Al Boldi wrote:
>
> This should be the responsibility of the kexec'd hibernating kernel. Note
> though in (6), the normal kernel takes care of preparing devices, then the
> hibernating kernel dumps the image and either calls S4 or S3. On resume
> from S3 it can immediately switch over to the normal kernel, and from S4 the
> known bootup would occur.
>
>> (8) Hibernation and restore should not be too slow
>>
>> In my opinion, if more than one minute is needed to hibernate the
>> system with the help of certain hibernation framework, then this framework
>> is not very useful in practice. It might be useful to perform some
>> special tasks (eg. moving a server to another place without taking it
>> down), but it is not very useful, for example, to notebook users.
>
> The latest hibernating kexec patches boot a kexec'd modular kernel with
> initramfs into crashkernel=16M@16M in less than one second. Switch-back is
> almost instant.
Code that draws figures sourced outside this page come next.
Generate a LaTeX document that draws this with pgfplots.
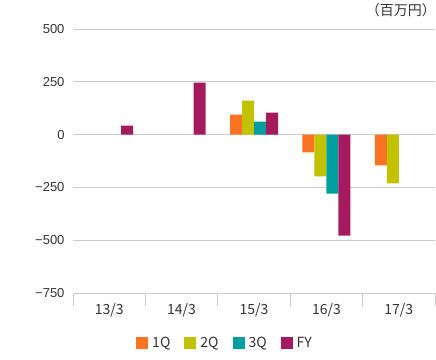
\documentclass[border=0pt]{standalone}
\usepackage{fontspec}
\setmainfont{Liberation Sans}
\newfontfamily\jp{Noto Sans CJK JP}
\usepackage{pgfplots}
\pgfplotsset{compat=1.18}
\definecolor{cA}{HTML}{F97323}
\definecolor{cB}{HTML}{C2C200}
\definecolor{cC}{HTML}{009E9E}
\definecolor{cD}{HTML}{A51A5D}
\definecolor{gridc}{HTML}{CCCCCC}
\definecolor{txt}{HTML}{333333}
\begin{document}
\begin{tikzpicture}
\useasboundingbox (0,0) rectangle (436bp,360bp);
\begin{axis}[
  at={(73bp,67bp)}, anchor=south west,
  scale only axis, width=362bp, height=264bp,
  xmin=-0.5, xmax=4.5, ymin=-750, ymax=500,
  ybar, bar width=12bp, ybar=0pt,
  ytick={-750,-500,-250,0,250,500},
  yticklabels={−750,−500,−250,0,250,500},
  ymajorgrids, grid style={draw=gridc, line width=0.8bp},
  axis line style={draw=none},
  xtick={0,1,2,3,4},
  xticklabels={13/3,14/3,15/3,16/3,17/3},
  minor xtick={-0.5,0.5,1.5,2.5,3.5,4.5},
  major tick length=0pt, minor tick length=13bp,
  tick align=outside, xtick pos=bottom, ytick pos=left,
  minor tick style={draw=gridc, line width=0.8bp},
  yticklabel style={font=\fontsize{13bp}{14bp}\selectfont, text=txt, xshift=-5bp},
  xticklabel style={font=\jp\fontsize{14bp}{15bp}\selectfont, text=txt, yshift=-7bp},
  legend style={draw=none, at={(0.42,-0.19)}, anchor=center,
    font=\jp\fontsize{14bp}{15bp}\selectfont, text=txt,
    legend columns=4, /tikz/every even column/.style={column sep=12bp}},
  legend image code/.code={\fill[#1] (0bp,-6bp) rectangle (12bp,6bp); \path (0bp,0bp) -- (14bp,0bp);},
]
\addplot[fill=cA, draw=none] coordinates {(2,95) (3,-84) (4,-146)};
\addplot[fill=cB, draw=none] coordinates {(2,161) (3,-198) (4,-231)};
\addplot[fill=cC, draw=none] coordinates {(2,62) (3,-279)};
\addplot[fill=cD, draw=none] coordinates {(0,43) (1,246) (2,104) (3,-478)};
\legend{1Q,2Q,3Q,FY}
\end{axis}
\node[anchor=east, font=\jp\fontsize{14bp}{15bp}\selectfont, text=txt, inner sep=0pt] at (436bp,350bp) {（百万円）};
\end{tikzpicture}
\end{document}
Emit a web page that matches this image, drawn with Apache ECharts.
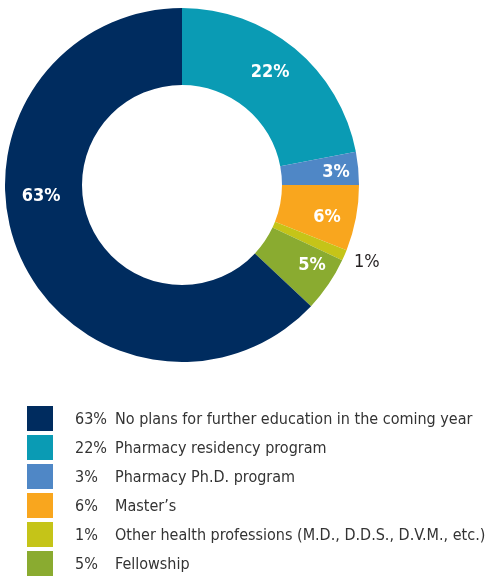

Add to this the time required to either store or restore
> the image, and it may be obvious that this approach isn't slower, but maybe
> even faster than the current swsusp.
>
What about (9)? Would it be that a user choosing to build a kernel with
hibernate support gets a additional modular kernel built (which he
should then use for resumption) or he should configure & build the
modular kernel independent of main kernel?
Or will the Linux boot procedure change so that it always goes thru a
modular part followed by kexec (just to be uniform)?
Although the kexec approach seems interesting, the final user-scenario
seems a bit complex (or confusing).
-jb
--
Tact is the art of making a point without making an enemy.